Rioters also attacked Palestinian civilians in the same area in the West Bank, injuring one woman.
Justice Minister Yaakov Neeman is investigating emergency measures to crack down on the extremists, reports Haaretz, one of which is to declare them a terrorist organization, which would expedite legal action against them. Defense Minister Ehud Barak recommended investigating such an approach, saying that, "From the way they conduct themselves, there's no question that this is terror behavior," though he notes that it is still unclear whether the extremists fall under the legal definition of terrorists.
Kadima leader Tzipi Livni raised similar concerns about violence by Jewish extremists, whom she called “a growing group of extremist Israelis that is trying to turn Israel into a lawless, nationalistic violent environment with twisted Judaism," reports Arutz Sheva, an Israeli news outlet affiliated with religious Zionism. "The government must arrest the vandals and punish them, and stop the silent consent, the extremist laws, and the rabbinical rhetoric,” she said.
The Jerusalem Post reports that former Defense Minister Binyamin Ben-Eliezer of the Labor party called for the IDF to respond to attacks with deadly force, regardless of whether the attackers are Jews or Arabs. "Whoever comes to kill you – kill him first. This is terror," he said. "I was witness to such terror in 1995, which ended in a prime minister being killed," he added, referring to the assassination of Prime Minister Yitzhak Rabin by a Jewish extremist.
In a commentary for Haaretz, Aeyal Gross, a law professor at Tel Aviv University, expands on the apparent double standard used by the IDF and the Israeli government in response to Jewish extremist and Palestinian protests.

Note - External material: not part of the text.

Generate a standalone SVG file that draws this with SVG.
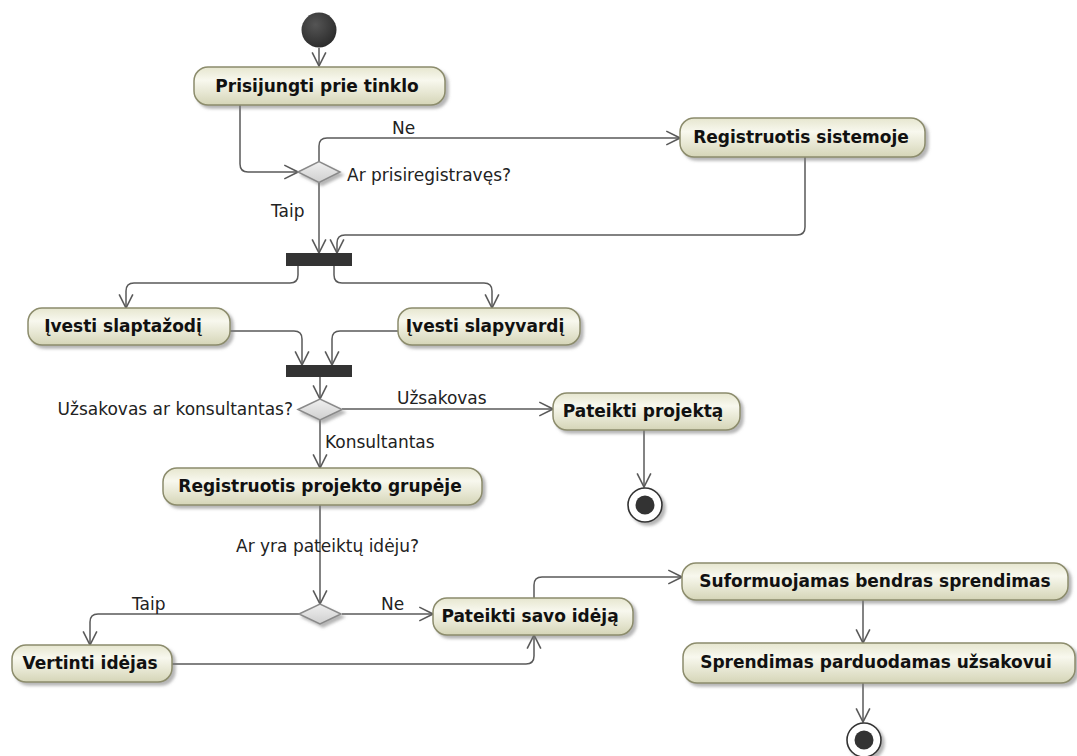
<svg xmlns="http://www.w3.org/2000/svg" width="1077" height="756" viewBox="0 0 1077 756">
<defs>
  <linearGradient id="nodeFill" x1="0" y1="0" x2="0" y2="1">
    <stop offset="0" stop-color="#e6e6cf"/>
    <stop offset="0.35" stop-color="#f8f8ee"/>
    <stop offset="1" stop-color="#d5d5b7"/>
  </linearGradient>
  <linearGradient id="diamondFill" x1="0" y1="0" x2="0" y2="1">
    <stop offset="0" stop-color="#f0f0f0"/>
    <stop offset="1" stop-color="#cfcfcf"/>
  </linearGradient>
  <radialGradient id="startFill" cx="0.4" cy="0.35" r="0.7">
    <stop offset="0" stop-color="#555555"/>
    <stop offset="1" stop-color="#2a2a2a"/>
  </radialGradient>
  <filter id="shadow" x="-10%" y="-20%" width="130%" height="160%">
    <feDropShadow dx="3" dy="3" stdDeviation="1.5" flood-color="#7a7a7a" flood-opacity="0.55"/>
  </filter>
  <marker id="arrow" markerUnits="userSpaceOnUse" markerWidth="16" markerHeight="16" viewBox="0 0 14 14" refX="13" refY="7" orient="auto">
    <path d="M1,1 L13,7 L1,13" fill="none" stroke="#5a5a5a" stroke-width="1.4"/>
  </marker>
</defs>
<style>
  .node rect { fill: url(#nodeFill); stroke: #8c8c6c; stroke-width: 1.5; filter: url(#shadow); }
  .node text { font-family: "DejaVu Sans", "Noto Sans", sans-serif; font-weight: bold; font-size: 17px; fill: #111111; text-anchor: middle; }
  .decision polygon { fill: url(#diamondFill); stroke: #8a8a8a; stroke-width: 1.5; filter: url(#shadow); }
  .bar rect { fill: #333333; }
  .conn path { fill: none; stroke: #5a5a5a; stroke-width: 1.5; marker-end: url(#arrow); }
  .lbl { font-family: "DejaVu Sans", "Noto Sans", sans-serif; font-size: 17px; fill: #222222; }
</style>
<rect width="1077" height="756" fill="#ffffff"/>

<g id="connectors" class="conn">
  <path d="M319,48 L319,66"/>
  <path d="M240,105 L240,164 Q240,172 248,172 L298,172"/>
  <path d="M319,162 L319,146 Q319,138 327,138 L680,138"/>
  <path d="M319,183 L319,253"/>
  <path d="M805,157 L805,227 Q805,235 797,235 L345,235 Q337,235 337,243 L337,253"/>
  <path d="M298,266 L298,275 Q298,283 290,283 L134,283 Q126,283 126,291 L126,308"/>
  <path d="M334,266 L334,275 Q334,283 342,283 L484,283 Q492,283 492,291 L492,308"/>
  <path d="M230,331 L294,331 Q302,331 302,339 L302,365"/>
  <path d="M398,331 L340,331 Q332,331 332,339 L332,365"/>
  <path d="M320,377 L320,399"/>
  <path d="M342,409 L553,409"/>
  <path d="M320,420 L320,468"/>
  <path d="M644,430 L644,487"/>
  <path d="M320,505 L320,604"/>
  <path d="M299,614 L98,614 Q90,614 90,622 L90,645"/>
  <path d="M342,614 L433,614"/>
  <path d="M172,664 L526,664 Q534,664 534,656 L534,635"/>
  <path d="M534,598 L534,585 Q534,577 542,577 L682,577"/>
  <path d="M863,600 L863,643"/>
  <path d="M863,683 L863,722"/>
</g>

<g id="edge-labels">
  <text class="lbl" x="392" y="134">Ne</text>
  <text class="lbl" x="347" y="181">Ar prisiregistravęs?</text>
  <text class="lbl" x="271" y="217">Taip</text>
  <text class="lbl" x="293" y="415" text-anchor="end">Užsakovas ar konsultantas?</text>
  <text class="lbl" x="397" y="404">Užsakovas</text>
  <text class="lbl" x="325" y="448">Konsultantas</text>
  <text class="lbl" x="236" y="552">Ar yra pateiktų idėju?</text>
  <text class="lbl" x="132" y="610">Taip</text>
  <text class="lbl" x="381" y="610">Ne</text>
</g>

<g id="start">
  <circle cx="319" cy="30" r="17.5" fill="url(#startFill)"/>
</g>

<g id="n-prisijungti" class="node">
  <rect x="194" y="67" width="251" height="38" rx="14"/>
  <text x="317" y="92">Prisijungti prie tinklo</text>
</g>

<g id="d-registravesi" class="decision">
  <polygon points="298,172 319,161.5 340,172 319,182.5"/>
</g>

<g id="n-registruotis-sistemoje" class="node">
  <rect x="680" y="118" width="245" height="39" rx="14"/>
  <text x="801" y="143">Registruotis sistemoje</text>
</g>

<g id="fork1" class="bar">
  <rect x="286" y="253" width="66" height="13"/>
</g>

<g id="n-slaptazodi" class="node">
  <rect x="28" y="308" width="202" height="37" rx="14"/>
  <text x="123" y="332">Įvesti slaptažodį</text>
</g>

<g id="n-slapyvardi" class="node">
  <rect x="398" y="308" width="182" height="37" rx="14"/>
  <text x="485" y="332">Įvesti slapyvardį</text>
</g>

<g id="join1" class="bar">
  <rect x="286" y="365" width="66" height="12"/>
</g>

<g id="d-uzsakovas" class="decision">
  <polygon points="298,409.5 320,399 342,409.5 320,420"/>
</g>

<g id="n-pateikti-projekta" class="node">
  <rect x="553" y="393" width="187" height="37" rx="14"/>
  <text x="643" y="417">Pateikti projektą</text>
</g>

<g id="final1">
  <circle cx="645" cy="505" r="17" fill="#ffffff" stroke="#333333" stroke-width="1.6" filter="url(#shadow)"/>
  <circle cx="645" cy="505" r="9.5" fill="#333333"/>
</g>

<g id="n-registruotis-grupeje" class="node">
  <rect x="163" y="468" width="319" height="37" rx="14"/>
  <text x="320" y="492">Registruotis projekto grupėje</text>
</g>

<g id="d-idejos" class="decision">
  <polygon points="299,614 320,604 341,614 320,624"/>
</g>

<g id="n-vertinti" class="node">
  <rect x="12" y="645" width="160" height="37" rx="14"/>
  <text x="90" y="669">Vertinti idėjas</text>
</g>

<g id="n-pateikti-savo" class="node">
  <rect x="433" y="598" width="200" height="37" rx="14"/>
  <text x="530" y="622">Pateikti savo idėją</text>
</g>

<g id="n-suformuojamas" class="node">
  <rect x="682" y="563" width="386" height="37" rx="14"/>
  <text x="875" y="587">Suformuojamas bendras sprendimas</text>
</g>

<g id="n-sprendimas" class="node">
  <rect x="683" y="643" width="392" height="40" rx="14"/>
  <text x="876" y="668">Sprendimas parduodamas užsakovui</text>
</g>

<g id="final2">
  <circle cx="864" cy="740" r="17" fill="#ffffff" stroke="#333333" stroke-width="1.6" filter="url(#shadow)"/>
  <circle cx="864" cy="740" r="9.5" fill="#333333"/>
</g>
</svg>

"It is easy to imagine what would have happened had Palestinians invaded an Israeli military base and vandalized vehicles, burned tires, thrown rocks at the brigade commander and injured his deputy. It would have ended in death, injury, or arrest for many of them. But the perpetrators of this week's incident were Jews, not Palestinians," he writes in Haaretz, a liberal Israeli newspaper.
The proximity of the two incidents invites comparison, but the disparity in the response has long been evident. Demonstrating Palestinians are met with force - sometimes deadly - and arrests. Jews in the territories, even when they riot and use violence against Palestinians or the army, are usually accorded what amounts to immunity by both the military and the judicial establishments.
The disparity of response is the symptom of the broader problem, that of the fact of two populations living in the same territory, where each one is under a different legal system and is treated differently by the military. Israel is selective in its imposition of its law on the settlements and the settlers, creating a regime that discriminates on the basis of national identity. ...
Under the current circumstances, when one population and its army are allowed to rule over and use violence against another population, it should not come as a surprise that sometimes violence is also directed at the IDF.